* [Stated exercise]:
Copy out every line exactly, passing over the pictures.

* [Data to use]:
*-*-*

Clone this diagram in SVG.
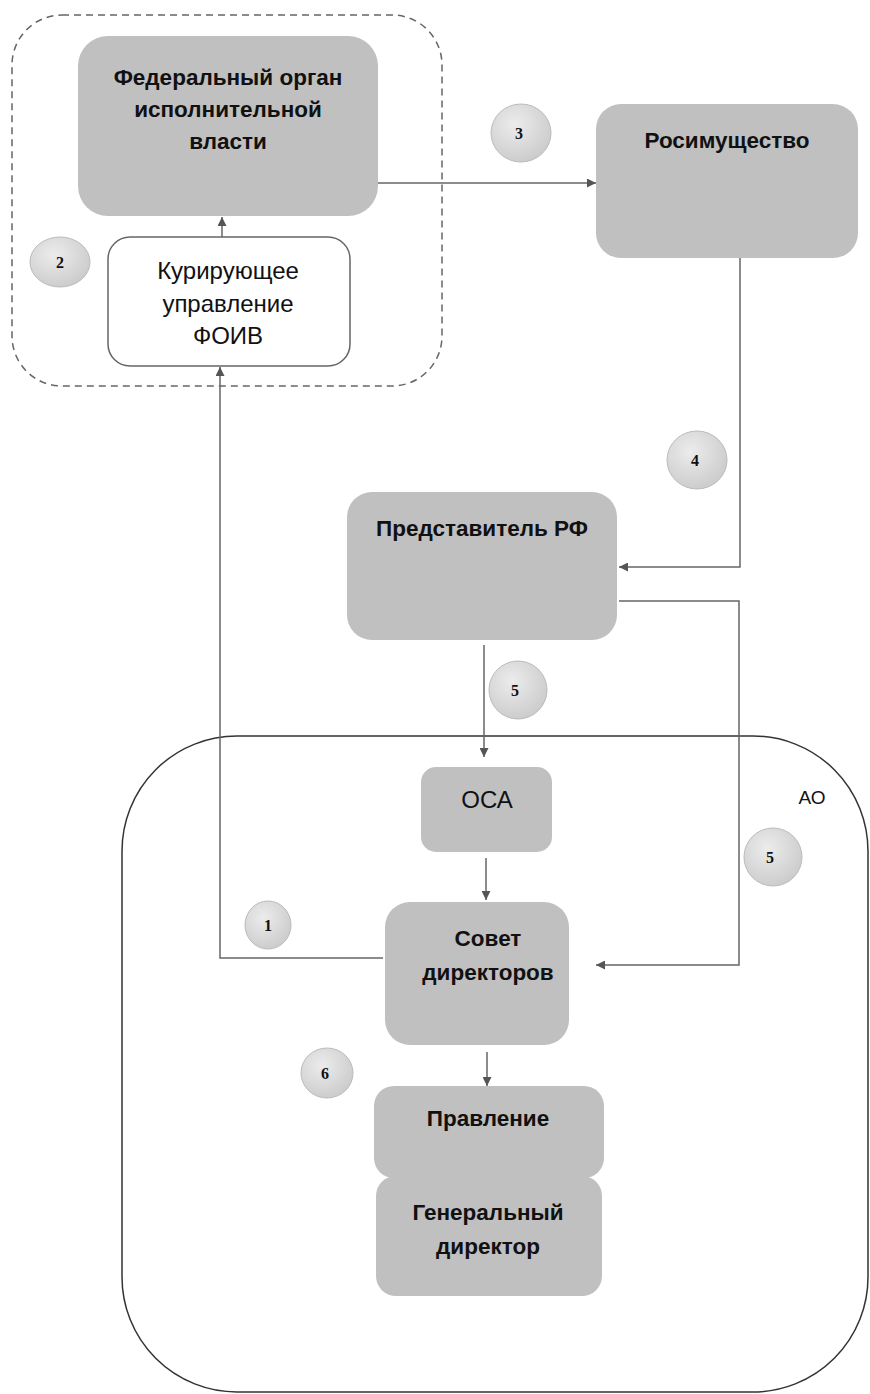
<svg xmlns="http://www.w3.org/2000/svg" width="870" height="1394" viewBox="0 0 870 1394">
<defs>
<marker id="arr" viewBox="0 0 10 10" refX="10" refY="5" markerWidth="9" markerHeight="9" markerUnits="userSpaceOnUse" orient="auto"><path d="M0,0 L10,5 L0,10 z" fill="#555"/></marker>
<radialGradient id="cg" cx="0.4" cy="0.35" r="0.75"><stop offset="0" stop-color="#ececec"/><stop offset="1" stop-color="#c8c8c8"/></radialGradient>
<style>
.box{fill:#c0c0c0;stroke:none}
.wbox{fill:#fff;stroke:#666;stroke-width:1.5}
.t{font-family:"Liberation Sans",Arial,sans-serif;font-size:22.5px;font-weight:bold;fill:#111;text-anchor:middle}
.tn{font-family:"Liberation Sans",Arial,sans-serif;font-size:24px;fill:#111;text-anchor:middle}
.num{font-family:"Liberation Serif","Times New Roman",serif;font-size:16px;font-weight:bold;fill:#111;text-anchor:middle}
.circ{fill:url(#cg);stroke:#bbb;stroke-width:1}
.conn{fill:none;stroke:#666;stroke-width:1.5}
</style>
</defs>
<rect width="870" height="1394" fill="#fff"/>
<g id="foiv-group">
<rect x="12" y="15" width="430" height="371" rx="50" fill="none" stroke="#666" stroke-width="1.5" stroke-dasharray="7,5"/>
</g>
<g id="ao-group">
<rect x="122" y="736" width="746" height="656" rx="115" fill="none" stroke="#333" stroke-width="1.5"/>
<text x="812" y="804" font-family="Liberation Sans,Arial,sans-serif" font-size="19" fill="#111" text-anchor="middle">АО</text>
</g>
<g id="connectors">
<path class="conn" d="M222,237 L222,217" marker-end="url(#arr)"/>
<path class="conn" d="M378,183 L596,183" marker-end="url(#arr)"/>
<path class="conn" d="M740,258 L740,567 L619,567" marker-end="url(#arr)"/>
<path class="conn" d="M619,601 L739,601 L739,965 L596,965" marker-end="url(#arr)"/>
<path class="conn" d="M484,645 L484,757" marker-end="url(#arr)"/>
<path class="conn" d="M486,858 L486,900" marker-end="url(#arr)"/>
<path class="conn" d="M383,958 L220,958 L220,367" marker-end="url(#arr)"/>
<path class="conn" d="M487,1052 L487,1086" marker-end="url(#arr)"/>
</g>
<g id="fed">
<rect class="box" x="78" y="36" width="300" height="180" rx="30"/>
<text class="t" x="228" y="85">Федеральный орган</text>
<text class="t" x="228" y="117">исполнительной</text>
<text class="t" x="228" y="149">власти</text>
</g>
<g id="kur">
<rect class="wbox" x="108" y="237" width="242" height="129" rx="22"/>
<text class="tn" x="228" y="279">Курирующее</text>
<text class="tn" x="228" y="312">управление</text>
<text class="tn" x="228" y="344">ФОИВ</text>
</g>
<g id="rosim">
<rect class="box" x="596" y="104" width="262" height="154" rx="25"/>
<text class="t" x="727" y="148">Росимущество</text>
</g>
<g id="predst">
<rect class="box" x="347" y="492" width="270" height="148" rx="25"/>
<text class="t" x="482" y="536">Представитель РФ</text>
</g>
<g id="osa">
<rect class="box" x="421" y="767" width="131" height="85" rx="15"/>
<text class="tn" x="487" y="808" font-size="22">ОСА</text>
</g>
<g id="sovet">
<rect class="box" x="385" y="902" width="184" height="143" rx="25"/>
<text class="t" x="488" y="946">Совет</text>
<text class="t" x="488" y="980">директоров</text>
</g>
<g id="pravl">
<rect class="box" x="374" y="1086" width="230" height="92" rx="20"/>
<text class="t" x="488" y="1126">Правление</text>
</g>
<g id="gendir">
<rect class="box" x="376" y="1176" width="226" height="120" rx="20"/>
<text class="t" x="488" y="1220">Генеральный</text>
<text class="t" x="488" y="1254">директор</text>
</g>
<g id="n1"><ellipse class="circ" cx="268" cy="925" rx="23" ry="24"/><text class="num" x="268" y="931">1</text></g>
<g id="n2"><ellipse class="circ" cx="60" cy="262" rx="30" ry="25"/><text class="num" x="60" y="268">2</text></g>
<g id="n3"><ellipse class="circ" cx="521" cy="133" rx="30" ry="29"/><text class="num" x="519" y="139">3</text></g>
<g id="n4"><ellipse class="circ" cx="697" cy="460" rx="30" ry="29"/><text class="num" x="695" y="466">4</text></g>
<g id="n5a"><ellipse class="circ" cx="518" cy="690" rx="29" ry="29"/><text class="num" x="515" y="696">5</text></g>
<g id="n5b"><ellipse class="circ" cx="773" cy="857" rx="29" ry="29"/><text class="num" x="770" y="863">5</text></g>
<g id="n6"><ellipse class="circ" cx="327" cy="1073" rx="26" ry="25"/><text class="num" x="325" y="1079">6</text></g>
</svg>
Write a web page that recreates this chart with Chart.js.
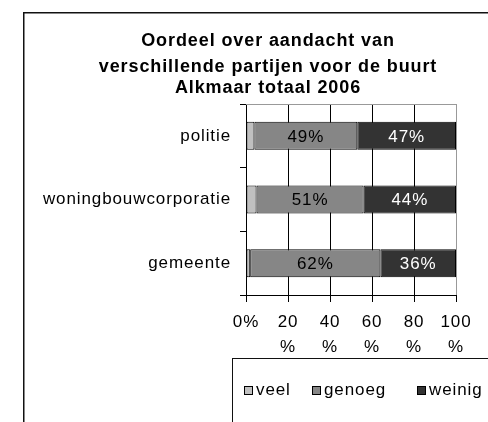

*-*-*

* [Response below]:
Clone this diagram in SVG.
<svg xmlns="http://www.w3.org/2000/svg" width="870" height="1394" viewBox="0 0 870 1394">
<defs>
<marker id="arr" viewBox="0 0 10 10" refX="10" refY="5" markerWidth="9" markerHeight="9" markerUnits="userSpaceOnUse" orient="auto"><path d="M0,0 L10,5 L0,10 z" fill="#555"/></marker>
<radialGradient id="cg" cx="0.4" cy="0.35" r="0.75"><stop offset="0" stop-color="#ececec"/><stop offset="1" stop-color="#c8c8c8"/></radialGradient>
<style>
.box{fill:#c0c0c0;stroke:none}
.wbox{fill:#fff;stroke:#666;stroke-width:1.5}
.t{font-family:"Liberation Sans",Arial,sans-serif;font-size:22.5px;font-weight:bold;fill:#111;text-anchor:middle}
.tn{font-family:"Liberation Sans",Arial,sans-serif;font-size:24px;fill:#111;text-anchor:middle}
.num{font-family:"Liberation Serif","Times New Roman",serif;font-size:16px;font-weight:bold;fill:#111;text-anchor:middle}
.circ{fill:url(#cg);stroke:#bbb;stroke-width:1}
.conn{fill:none;stroke:#666;stroke-width:1.5}
</style>
</defs>
<rect width="870" height="1394" fill="#fff"/>
<g id="foiv-group">
<rect x="12" y="15" width="430" height="371" rx="50" fill="none" stroke="#666" stroke-width="1.5" stroke-dasharray="7,5"/>
</g>
<g id="ao-group">
<rect x="122" y="736" width="746" height="656" rx="115" fill="none" stroke="#333" stroke-width="1.5"/>
<text x="812" y="804" font-family="Liberation Sans,Arial,sans-serif" font-size="19" fill="#111" text-anchor="middle">АО</text>
</g>
<g id="connectors">
<path class="conn" d="M222,237 L222,217" marker-end="url(#arr)"/>
<path class="conn" d="M378,183 L596,183" marker-end="url(#arr)"/>
<path class="conn" d="M740,258 L740,567 L619,567" marker-end="url(#arr)"/>
<path class="conn" d="M619,601 L739,601 L739,965 L596,965" marker-end="url(#arr)"/>
<path class="conn" d="M484,645 L484,757" marker-end="url(#arr)"/>
<path class="conn" d="M486,858 L486,900" marker-end="url(#arr)"/>
<path class="conn" d="M383,958 L220,958 L220,367" marker-end="url(#arr)"/>
<path class="conn" d="M487,1052 L487,1086" marker-end="url(#arr)"/>
</g>
<g id="fed">
<rect class="box" x="78" y="36" width="300" height="180" rx="30"/>
<text class="t" x="228" y="85">Федеральный орган</text>
<text class="t" x="228" y="117">исполнительной</text>
<text class="t" x="228" y="149">власти</text>
</g>
<g id="kur">
<rect class="wbox" x="108" y="237" width="242" height="129" rx="22"/>
<text class="tn" x="228" y="279">Курирующее</text>
<text class="tn" x="228" y="312">управление</text>
<text class="tn" x="228" y="344">ФОИВ</text>
</g>
<g id="rosim">
<rect class="box" x="596" y="104" width="262" height="154" rx="25"/>
<text class="t" x="727" y="148">Росимущество</text>
</g>
<g id="predst">
<rect class="box" x="347" y="492" width="270" height="148" rx="25"/>
<text class="t" x="482" y="536">Представитель РФ</text>
</g>
<g id="osa">
<rect class="box" x="421" y="767" width="131" height="85" rx="15"/>
<text class="tn" x="487" y="808" font-size="22">ОСА</text>
</g>
<g id="sovet">
<rect class="box" x="385" y="902" width="184" height="143" rx="25"/>
<text class="t" x="488" y="946">Совет</text>
<text class="t" x="488" y="980">директоров</text>
</g>
<g id="pravl">
<rect class="box" x="374" y="1086" width="230" height="92" rx="20"/>
<text class="t" x="488" y="1126">Правление</text>
</g>
<g id="gendir">
<rect class="box" x="376" y="1176" width="226" height="120" rx="20"/>
<text class="t" x="488" y="1220">Генеральный</text>
<text class="t" x="488" y="1254">директор</text>
</g>
<g id="n1"><ellipse class="circ" cx="268" cy="925" rx="23" ry="24"/><text class="num" x="268" y="931">1</text></g>
<g id="n2"><ellipse class="circ" cx="60" cy="262" rx="30" ry="25"/><text class="num" x="60" y="268">2</text></g>
<g id="n3"><ellipse class="circ" cx="521" cy="133" rx="30" ry="29"/><text class="num" x="519" y="139">3</text></g>
<g id="n4"><ellipse class="circ" cx="697" cy="460" rx="30" ry="29"/><text class="num" x="695" y="466">4</text></g>
<g id="n5a"><ellipse class="circ" cx="518" cy="690" rx="29" ry="29"/><text class="num" x="515" y="696">5</text></g>
<g id="n5b"><ellipse class="circ" cx="773" cy="857" rx="29" ry="29"/><text class="num" x="770" y="863">5</text></g>
<g id="n6"><ellipse class="circ" cx="327" cy="1073" rx="26" ry="25"/><text class="num" x="325" y="1079">6</text></g>
</svg>
Write a web page that recreates this chart with Chart.js.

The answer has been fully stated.